En los tiempos políticos en los que vivimos, nada contribuye a encontrar maneras razonables de lidiar con ella. Al contrario: los dirigentes favoritos son los que le dicen al individuo que tiene derecho a hacer lo que se le antoja y, al empresario, que se convierte en héroe si mete una torre más, si vuela una montaña más para extraer minerales, si consigue hacer trabajar más a sus empleados y pagar menos impuestos. Irónicamente, puede que no haya diferencias políticas entre los involucrados en estas dos historias. Posiblemente los bañistas de Santa Teresita hayan votado a Milei, lo mismo que todos los involucrados en el conflicto inmobiliario, tanto los vecinos del coqueto barrio Stella Maris como los empresarios. En Mar del Plata, de hecho, Milei tuvo uno de sus mejores resultados. Votaron a un topo que quiere destruir el Estado desde adentro, posiblemente imaginando que va a poner orden y decirle al de al lado que deje de hacer eso que me molesta a mí, eso que interfiere en lo que considero que es mi derecho individual.

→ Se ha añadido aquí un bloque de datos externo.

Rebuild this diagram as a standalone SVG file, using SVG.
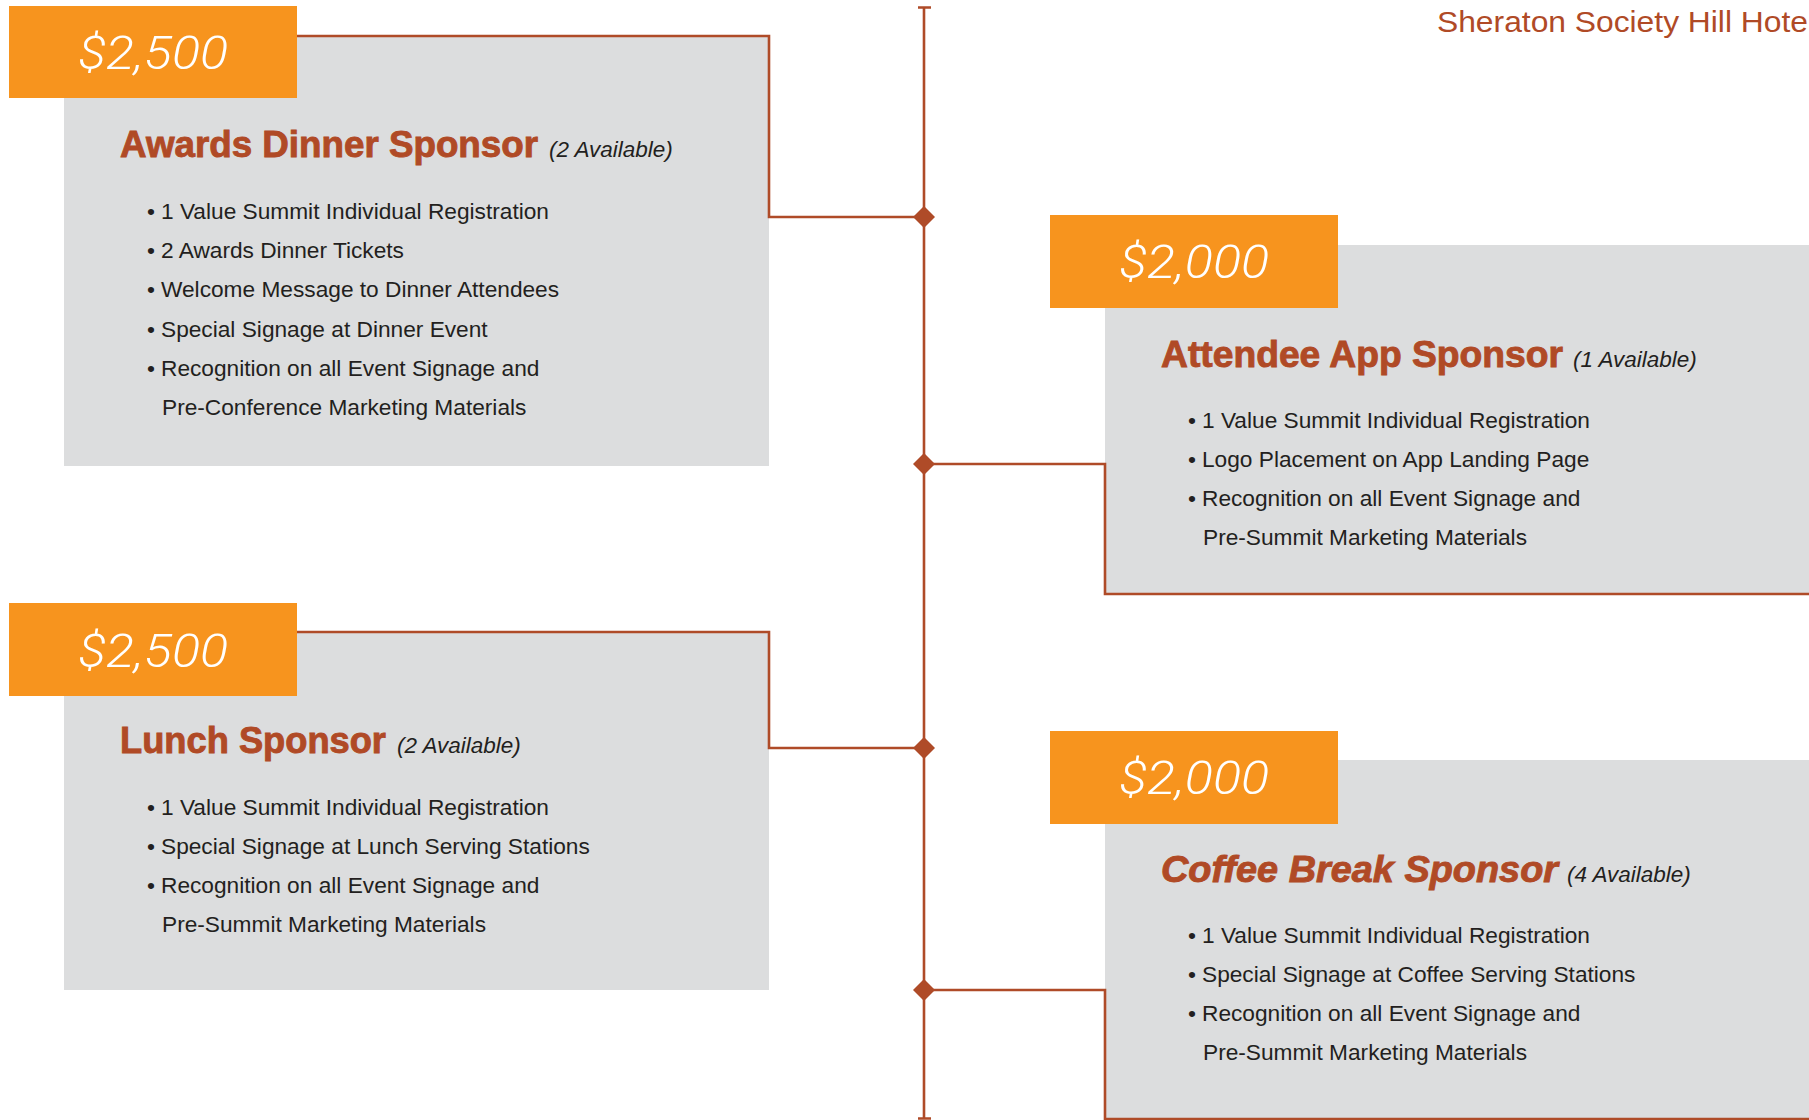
<svg xmlns="http://www.w3.org/2000/svg" width="1809" height="1120" viewBox="0 0 1809 1120">
<defs>
<style>
.panel{fill:#DCDDDE}
.tag{fill:#F7941E}
.conn{fill:none;stroke:#AF4B28;stroke-width:2.6}
.price{font-family:Roboto,"Liberation Sans",sans-serif;font-weight:300;font-style:italic;font-size:46px;fill:#FFFFFF;text-anchor:middle}
.head{font-family:"Liberation Sans",Arial,sans-serif;font-weight:bold;font-size:36.8px;fill:#B04A26;stroke:#B04A26;stroke-width:0.9}
.headi{font-style:italic}
.avail{font-family:"Liberation Sans",Arial,sans-serif;font-style:italic;font-size:22.5px;fill:#231F20}
.body{font-family:"Liberation Sans",Arial,sans-serif;font-size:22.7px;fill:#231F20}
.venue{font-family:"Liberation Sans",Arial,sans-serif;font-size:30px;fill:#B04A26}
</style>
<path id="dia" d="M0,-11 L11,0 L0,11 L-11,0Z" fill="#AF4B28"/>
</defs>
<rect x="0" y="0" width="1809" height="1120" fill="#FFFFFF"/>

<text class="venue" x="1437" y="32" textLength="378" lengthAdjust="spacingAndGlyphs">Sheraton Society Hill Hotel</text>

<g id="awards">
<rect class="panel" x="64" y="36" width="705" height="430"/>
<rect class="tag" x="9" y="6" width="288" height="92"/>
<text class="price" x="153" y="69" textLength="150" lengthAdjust="spacingAndGlyphs">$2,500</text>
<text class="head" x="120" y="157" textLength="418" lengthAdjust="spacingAndGlyphs">Awards Dinner Sponsor</text>
<text class="avail" x="549" y="157">(2 Available)</text>
<text class="body" x="147" y="219">•</text><text class="body" x="161" y="219">1 Value Summit Individual Registration</text>
<text class="body" x="147" y="258">•</text><text class="body" x="161" y="258">2 Awards Dinner Tickets</text>
<text class="body" x="147" y="297">•</text><text class="body" x="161" y="297">Welcome Message to Dinner Attendees</text>
<text class="body" x="147" y="337">•</text><text class="body" x="161" y="337">Special Signage at Dinner Event</text>
<text class="body" x="147" y="376">•</text><text class="body" x="161" y="376">Recognition on all Event Signage and</text>
<text class="body" x="162" y="415">Pre-Conference Marketing Materials</text>
</g>

<g id="lunch">
<rect class="panel" x="64" y="632" width="705" height="358"/>
<rect class="tag" x="9" y="603" width="288" height="93"/>
<text class="price" x="153" y="667" textLength="150" lengthAdjust="spacingAndGlyphs">$2,500</text>
<text class="head" x="120" y="753" textLength="266" lengthAdjust="spacingAndGlyphs">Lunch Sponsor</text>
<text class="avail" x="397" y="753">(2 Available)</text>
<text class="body" x="147" y="815">•</text><text class="body" x="161" y="815">1 Value Summit Individual Registration</text>
<text class="body" x="147" y="854">•</text><text class="body" x="161" y="854">Special Signage at Lunch Serving Stations</text>
<text class="body" x="147" y="893">•</text><text class="body" x="161" y="893">Recognition on all Event Signage and</text>
<text class="body" x="162" y="932">Pre-Summit Marketing Materials</text>
</g>

<g id="app">
<rect class="panel" x="1105" y="245" width="704" height="349"/>
<rect class="tag" x="1050" y="215" width="288" height="93"/>
<text class="price" x="1194" y="278" textLength="150" lengthAdjust="spacingAndGlyphs">$2,000</text>
<text class="head" x="1161" y="367" textLength="402" lengthAdjust="spacingAndGlyphs">Attendee App Sponsor</text>
<text class="avail" x="1573" y="367">(1 Available)</text>
<text class="body" x="1188" y="428">•</text><text class="body" x="1202" y="428">1 Value Summit Individual Registration</text>
<text class="body" x="1188" y="467">•</text><text class="body" x="1202" y="467">Logo Placement on App Landing Page</text>
<text class="body" x="1188" y="506">•</text><text class="body" x="1202" y="506">Recognition on all Event Signage and</text>
<text class="body" x="1203" y="545">Pre-Summit Marketing Materials</text>
</g>

<g id="coffee">
<rect class="panel" x="1105" y="760" width="704" height="360"/>
<rect class="tag" x="1050" y="731" width="288" height="93"/>
<text class="price" x="1194" y="794" textLength="150" lengthAdjust="spacingAndGlyphs">$2,000</text>
<text class="head headi" x="1161" y="882" textLength="397" lengthAdjust="spacingAndGlyphs">Coffee Break Sponsor</text>
<text class="avail" x="1567" y="882">(4 Available)</text>
<text class="body" x="1188" y="943">•</text><text class="body" x="1202" y="943">1 Value Summit Individual Registration</text>
<text class="body" x="1188" y="982">•</text><text class="body" x="1202" y="982">Special Signage at Coffee Serving Stations</text>
<text class="body" x="1188" y="1021">•</text><text class="body" x="1202" y="1021">Recognition on all Event Signage and</text>
<text class="body" x="1203" y="1060">Pre-Summit Marketing Materials</text>
</g>

<g id="connectors">
<path class="conn" d="M924,7 V1119"/>
<path class="conn" d="M918,7.5 H931 M918,1118.5 H931"/>
<path class="conn" d="M297,36 H769 V217 H924"/>
<path class="conn" d="M297,632 H769 V748 H924"/>
<path class="conn" d="M924,464 H1105 V594 H1809"/>
<path class="conn" d="M924,990 H1105 V1119 H1809"/>
<use href="#dia" x="924" y="217"/>
<use href="#dia" x="924" y="464"/>
<use href="#dia" x="924" y="748"/>
<use href="#dia" x="924" y="990"/>
</g>
</svg>
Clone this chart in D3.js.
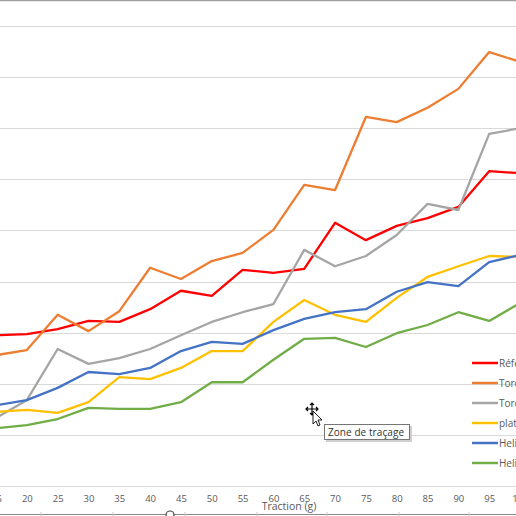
<!DOCTYPE html>
<html>
<head>
<meta charset="utf-8">
<script src="https://cdn.jsdelivr.net/npm/d3@7"></script>
<style>
  body { margin: 0; background: #fff; overflow: hidden; }
  svg { display: block; }
</style>
</head>
<body>
<svg id="chart" width="516" height="516" viewBox="0 0 516 516"></svg>
<script>
// categories on the x axis (traction in grams)
const categories = [15, 20, 25, 30, 35, 40, 45, 50, 55, 60, 65, 70, 75, 80, 85, 90, 95, 100];

// series values
const reference = [29.5, 29.7, 30.7, 32.3, 32.1, 34.6, 38.2, 37.2, 42.3, 41.7, 42.5, 51.5, 48.1, 50.9, 52.4, 54.6, 61.6, 61.2];
const torche1   = [25.6, 26.6, 33.5, 30.3, 34.2, 42.7, 40.5, 44.0, 45.6, 50.1, 58.9, 57.9, 72.2, 71.2, 74.0, 77.7, 84.9, 83.0];
const torche2   = [13.3, 16.8, 26.8, 23.9, 25.0, 26.8, 29.5, 32.1, 34.0, 35.6, 46.2, 43.0, 45.0, 49.1, 55.2, 54.0, 68.9, 70.0];
const plat      = [14.5, 14.9, 14.3, 16.4, 21.3, 20.9, 23.1, 26.4, 26.4, 32.1, 36.4, 33.5, 32.1, 36.8, 40.9, 43.0, 45.0, 44.8];
const helice1   = [15.8, 16.8, 19.2, 22.3, 21.9, 23.1, 26.4, 28.2, 27.8, 30.5, 32.7, 34.0, 34.6, 38.0, 39.9, 39.1, 43.8, 45.2];
const helice2   = [11.3, 11.9, 13.1, 15.3, 15.1, 15.1, 16.4, 20.3, 20.3, 24.7, 28.8, 29.0, 27.2, 29.9, 31.5, 34.0, 32.3, 35.8];

const seriesNames = ["Référence", "Torche 1", "Torche 2", "plat", "Helice 1", "Helice 2"];
const seriesValues = [reference, torche1, torche2, plat, helice1, helice2];
const seriesColors = ["#ff0000", "#ed7d31", "#a5a5a5", "#ffc000", "#4472c4", "#70ad47"];

const yTicks = [0, 10, 20, 30, 40, 50, 60, 70, 80, 90];

const svg = d3.select("#chart");
const width = 516, height = 516;

const x = d3.scalePoint()
    .domain(categories)
    .range([-4, 520]);

const y = d3.scaleLinear()
    .domain([0, 90])
    .range([486, 26]);

// chart border at the very top
svg.append("line")
    .attr("x1", 0).attr("x2", width)
    .attr("y1", 0.5).attr("y2", 0.5)
    .attr("stroke", "#a0a0a0")
    .attr("stroke-width", 1.5);

// horizontal gridlines
svg.append("g")
    .selectAll("line")
    .data(yTicks)
    .enter()
    .append("line")
    .attr("x1", 0).attr("x2", width)
    .attr("y1", d => Math.round(y(d)) + 0.5)
    .attr("y2", d => Math.round(y(d)) + 0.5)
    .attr("stroke", "#d9d9d9")
    .attr("stroke-width", 1);

// x axis labels
const xAxis = svg.append("g")
    .attr("transform", `translate(0, ${y(0)})`)
    .call(d3.axisBottom(x).tickSize(0).tickPadding(9));
xAxis.select(".domain").remove();
xAxis.selectAll("text")
    .attr("font-family", "Open Sans, sans-serif")
    .attr("font-size", "9.5px")
    .attr("fill", "#595959");

// axis title (overlaps the labels, as in the picture)
svg.append("text")
    .attr("x", 289)
    .attr("y", 510)
    .attr("text-anchor", "middle")
    .attr("font-family", "Open Sans, sans-serif")
    .attr("font-size", "10.5px")
    .attr("fill", "#595959")
    .text("Traction (g)");

// series lines
const line = d3.line()
    .x((d, i) => x(categories[i]))
    .y(d => y(d));

svg.append("g")
    .selectAll("path")
    .data(seriesValues)
    .enter()
    .append("path")
    .attr("d", d => line(d))
    .attr("fill", "none")
    .attr("stroke", (d, i) => seriesColors[i])
    .attr("stroke-width", 2.3)
    .attr("stroke-linejoin", "round");

// legend
const legend = svg.append("g")
    .selectAll("g")
    .data(seriesNames)
    .enter()
    .append("g")
    .attr("transform", (d, i) => `translate(472, ${363 + i * 20})`);
legend.append("line")
    .attr("x1", 0).attr("x2", 26)
    .attr("stroke", (d, i) => seriesColors[i])
    .attr("stroke-width", 2.5);
legend.append("text")
    .attr("x", 27)
    .attr("dy", "0.35em")
    .attr("font-family", "Open Sans, sans-serif")
    .attr("font-size", "10px")
    .attr("fill", "#595959")
    .text(d => d);

// spreadsheet row border and column marks below the chart
svg.append("line")
    .attr("x1", 0).attr("x2", width)
    .attr("y1", 514.5).attr("y2", 514.5)
    .attr("stroke", "#8a8a8a");
svg.append("g")
    .selectAll("line")
    .data([41, 113, 185, 257, 327, 399, 469])
    .enter()
    .append("line")
    .attr("x1", d => d).attr("x2", d => d)
    .attr("y1", 512).attr("y2", 516)
    .attr("stroke", "#c8c8c8");
// resize handle of the chart
svg.append("circle")
    .attr("cx", 170).attr("cy", 515)
    .attr("r", 4)
    .attr("fill", "#fff")
    .attr("stroke", "#444")
    .attr("stroke-width", 1.2);

// tooltip "Zone de traçage"
const tip = svg.append("g").attr("transform", "translate(324, 424)");
tip.append("rect")
    .attr("x", 2).attr("y", 2)
    .attr("width", 86).attr("height", 16)
    .attr("fill", "#d0d0d0");
tip.append("rect")
    .attr("x", 0.5).attr("y", 0.5)
    .attr("width", 85).attr("height", 15)
    .attr("fill", "#fff")
    .attr("stroke", "#767676");
tip.append("text")
    .attr("x", 4)
    .attr("y", 11.5)
    .attr("font-family", "Open Sans, sans-serif")
    .attr("font-size", "10px")
    .attr("fill", "#333")
    .attr("textLength", 76)
    .text("Zone de traçage");

// move cursor
const cur = svg.append("g").attr("transform", "translate(312, 409)");
cur.append("path")
    .attr("d", "M0,-6 L0,6 M-6,0 L6,0 M-2,-4 L0,-6 L2,-4 M-2,4 L0,6 L2,4 M-4,-2 L-6,0 L-4,2 M4,-2 L6,0 L4,2")
    .attr("stroke", "#000")
    .attr("stroke-width", 1.2)
    .attr("fill", "none");
cur.append("path")
    .attr("d", "M1,2 L1,15 L4,12 L6,17 L8,16 L6,11 L10,11 Z")
    .attr("fill", "#fff")
    .attr("stroke", "#000")
    .attr("stroke-width", 0.9);
</script>
</body>
</html>
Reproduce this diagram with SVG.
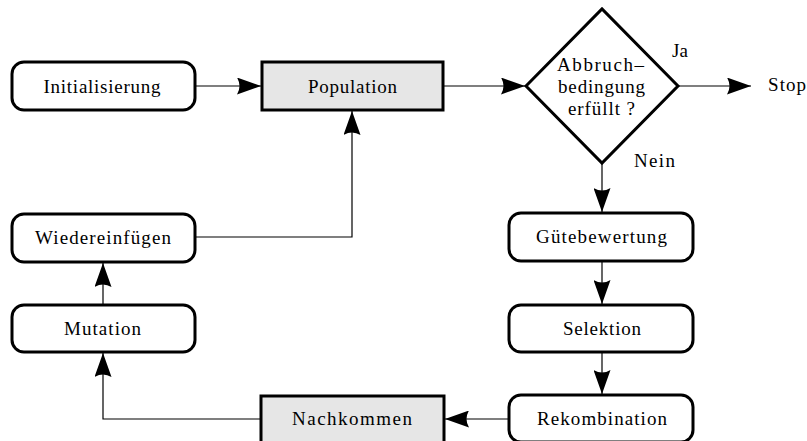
<svg xmlns="http://www.w3.org/2000/svg" width="807" height="441" viewBox="0 0 807 441">
<style>
  .box{fill:#fff;stroke:#000;stroke-width:3}
  .gray{fill:#e6e6e6;stroke:#000;stroke-width:3}
  .c{fill:none;stroke:#000;stroke-width:1.2}
</style>
<defs>
  <marker id="arr" markerUnits="userSpaceOnUse" viewBox="0 0 24 17" refX="24" refY="8.5" markerWidth="24" markerHeight="17" orient="auto">
    <path d="M0,0 L24,8.5 L0,17 Q5,8.5 0,0 Z" fill="#000"/>
  </marker>
</defs>
<rect width="807" height="441" fill="#fff"/>
<g id="connectors">
  <path class="c" d="M195,86 H261" marker-end="url(#arr)"/>
  <path class="c" d="M443,86 H525" marker-end="url(#arr)"/>
  <path class="c" d="M678,86 H751" marker-end="url(#arr)"/>
  <path class="c" d="M602,163 V212" marker-end="url(#arr)"/>
  <path class="c" d="M602,261 V304" marker-end="url(#arr)"/>
  <path class="c" d="M602,352 V394" marker-end="url(#arr)"/>
  <path class="c" d="M509,419 H445" marker-end="url(#arr)"/>
  <path class="c" d="M261,419 H103 V353" marker-end="url(#arr)"/>
  <path class="c" d="M103,305 V263" marker-end="url(#arr)"/>
  <path class="c" d="M195,237 H352 V111" marker-end="url(#arr)"/>
</g>
<g font-family="Liberation Serif, Times New Roman, serif" font-size="19" fill="#000">
<g id="initialisierung">
  <rect class="box" x="12" y="62" width="183" height="48" rx="12"/>
  <text text-anchor="middle" x="102" y="93" textLength="117" lengthAdjust="spacing">Initialisierung</text>
</g>
<g id="population">
  <rect class="gray" x="262" y="62" width="181" height="48"/>
  <text text-anchor="middle" x="352.5" y="93" textLength="89" lengthAdjust="spacing">Population</text>
</g>
<g id="abbruch">
  <polygon class="box" points="526,86 602,9 678,86 602,163"/>
  <text text-anchor="middle" x="600.5" y="71" textLength="87" lengthAdjust="spacing">Abbruch–</text>
  <text text-anchor="middle" x="601.5" y="93" textLength="87" lengthAdjust="spacing">bedingung</text>
  <text text-anchor="middle" x="601.5" y="115" textLength="67" lengthAdjust="spacing">erfüllt ?</text>
</g>
<g id="stop">
  <text x="768" y="91" textLength="38" lengthAdjust="spacing">Stop</text>
</g>
<g id="labels">
  <text x="672" y="57">Ja</text>
  <text x="634" y="167" textLength="41" lengthAdjust="spacing">Nein</text>
</g>
<g id="wiedereinfuegen">
  <rect class="box" x="12" y="214" width="183" height="48" rx="12"/>
  <text text-anchor="middle" x="103" y="244" textLength="136" lengthAdjust="spacing">Wiedereinfügen</text>
</g>
<g id="mutation">
  <rect class="box" x="12" y="305" width="183" height="47" rx="12"/>
  <text text-anchor="middle" x="102.5" y="335" textLength="77" lengthAdjust="spacing">Mutation</text>
</g>
<g id="guetebewertung">
  <rect class="box" x="509" y="213" width="184" height="48" rx="12"/>
  <text text-anchor="middle" x="601.5" y="243" textLength="131" lengthAdjust="spacing">Gütebewertung</text>
</g>
<g id="selektion">
  <rect class="box" x="509" y="305" width="184" height="47" rx="12"/>
  <text text-anchor="middle" x="602" y="335" textLength="78" lengthAdjust="spacing">Selektion</text>
</g>
<g id="rekombination">
  <rect class="box" x="509" y="395" width="184" height="47" rx="12"/>
  <text text-anchor="middle" x="602" y="425" textLength="130" lengthAdjust="spacing">Rekombination</text>
</g>
<g id="nachkommen">
  <rect class="gray" x="261" y="396" width="183" height="47"/>
  <text text-anchor="middle" x="352" y="425" textLength="120" lengthAdjust="spacing">Nachkommen</text>
</g>
</g>
</svg>
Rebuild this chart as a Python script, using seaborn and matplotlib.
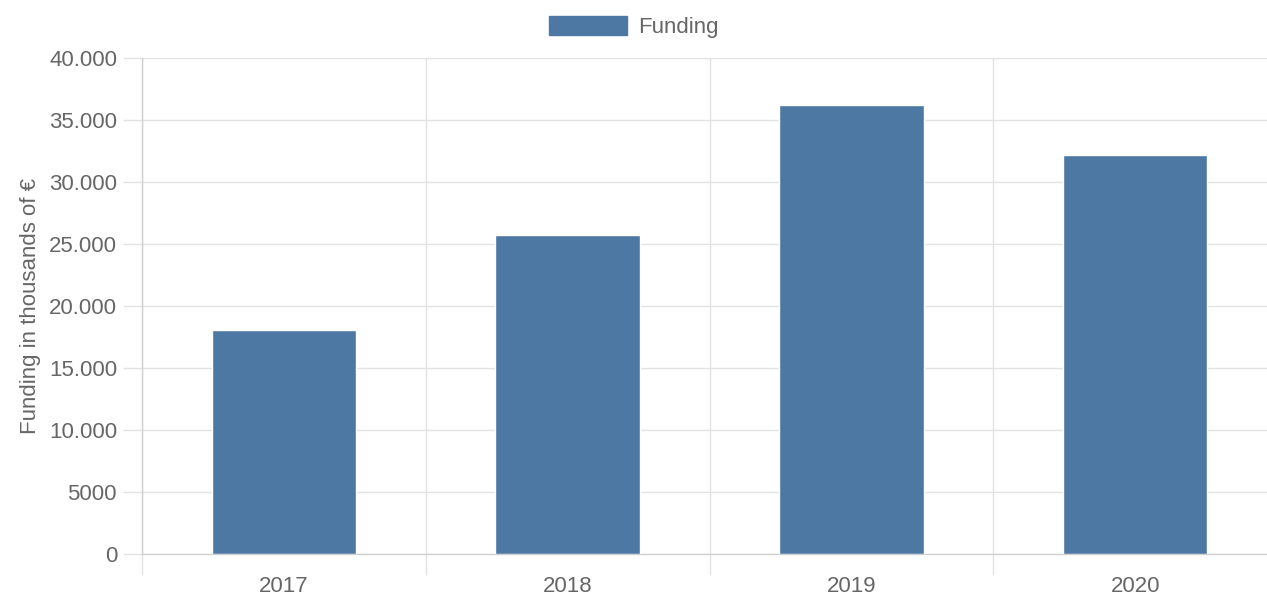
import matplotlib
matplotlib.use("Agg")
import matplotlib.pyplot as plt
import seaborn as sns
import pandas as pd
from matplotlib.patches import Patch

# data
years = ["2017", "2018", "2019", "2020"]
funding = [18050, 25700, 36200, 32150]
y_ticks = [0, 5000, 10000, 15000, 20000, 25000, 30000, 35000, 40000]
y_labels = ["0", "5000", "10.000", "15.000", "20.000", "25.000", "30.000", "35.000", "40.000"]

bar_color = "#4d78a4"
grid_color = "#e2e2e2"
text_color = "#666666"
fs = 16

sns.set_theme(style="white")
plt.rcParams["font.family"] = ["Liberation Sans", "DejaVu Sans"]

df = pd.DataFrame({"year": years, "funding": funding})

fig = plt.figure(figsize=(12.67, 5.99), dpi=100)
ax = fig.add_axes([142 / 1267, 0.0751, 1135 / 1267, 0.8281])

sns.barplot(data=df, x="year", y="funding", color=bar_color, width=0.51,
            saturation=1, ax=ax, zorder=3)

ax.set_ylim(0, 40000)
ax.set_xlim(-0.5, 3.5)
ax.set_yticks(y_ticks)
ax.set_yticklabels(y_labels)
ax.set_xticks(range(len(years)))
ax.set_xticklabels(years)
ax.set_xticks([-0.5, 0.5, 1.5, 2.5, 3.5], minor=True)

ax.tick_params(axis="y", which="major", left=True, length=14, width=1,
               color=grid_color, labelsize=fs, labelcolor=text_color, pad=4)
ax.tick_params(axis="x", which="major", bottom=False, length=0, labelsize=fs,
               labelcolor=text_color, pad=16)
ax.tick_params(axis="x", which="minor", bottom=True, length=15, width=1,
               color=grid_color)

ax.grid(True, axis="y", color=grid_color, linewidth=1, zorder=0)
ax.grid(True, axis="x", which="minor", color=grid_color, linewidth=1, zorder=0)
ax.set_axisbelow(True)

for side in ["top", "right"]:
    ax.spines[side].set_visible(False)
for side in ["left", "bottom"]:
    ax.spines[side].set_color("#d0d0d0")
    ax.spines[side].set_linewidth(1)

ax.set_xlabel("")
ax.set_ylabel("Funding in thousands of €", fontsize=fs, color=text_color, labelpad=6)

handle = Patch(facecolor=bar_color, edgecolor=bar_color, label="Funding")
fig.legend(handles=[handle], loc="upper center", bbox_to_anchor=(0.5, 1.0),
           frameon=False, fontsize=fs, labelcolor=text_color,
           handlelength=3.5, handleheight=0.95, handletextpad=0.5,
           borderaxespad=0.3)

fig.savefig("out.png", dpi=100)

Todos, sin embargo, necesitaron del Estado para dirimir sus problemas privados. Lo necesitaron para que las trompadas no terminaran en sangre, para conseguir una excepción a la ley o, al contrario, una cautelar que la defienda. No es difícil imaginar cómo podría haber terminado la trifulca en Santa Teresita si no hubiese habido algún mecanismo de mediación entre las partes. Y todos imaginamos cómo terminará el tema en Mar del Plata: los empresarios merodearán juzgados y oficinas de concejales y habrá sobres que ablanden voluntades o consigan remover obstáculos.

Hay una condición de posibilidad para que todo esto ocurra, que sin embargo permanece invisible, fuera de nuestra vista. Si estamos en una dinámica que multiplica las tensiones entre nosotros, que nos oprime, que nos quita espacios y nos empuja a la conflictividad, es porque quienes más la promueven pueden librarse de sus efectos. Porque, claro, a los verdaderamente ricos el espacio personal no se les acaba. Con su actividad económica o las medidas de los presidentes que apoyan intensifican esos problemas para los demás, pero no los padecen ellos mismos. Pueden tener mansiones con playa propia, en las que ninguna torre les tape el sol. O vacacionar en islas del Caribe en las que ninguna doña en chancletas te pone cuarteto a todo lo que da, ni hay vendedores ofreciendo pirulines, ni bañeros que osen decirte qué hacer. No dependen de lo común, ni necesitan leyes que los amparen. Ellos mismos imponen su ley.

¿Cuánto tiempo más resiste la ley (supuestamente) igual para todos, lo común, a la presión implosiva del capitalismo y a la creencia de que cada cual puede apropiarse de su metro cuadrado e imponer allí su deseo individual como sea? ¿Cuánto más resiste la vida civilizada subjetividades que se creen con derecho a llevar su vida desentendiéndose de toda responsabilidad colectiva?

Seguramente no sean preguntas que podamos responder en esta época boba que nos toca. Quedarán para mejores momentos, si sabemos conseguirlos.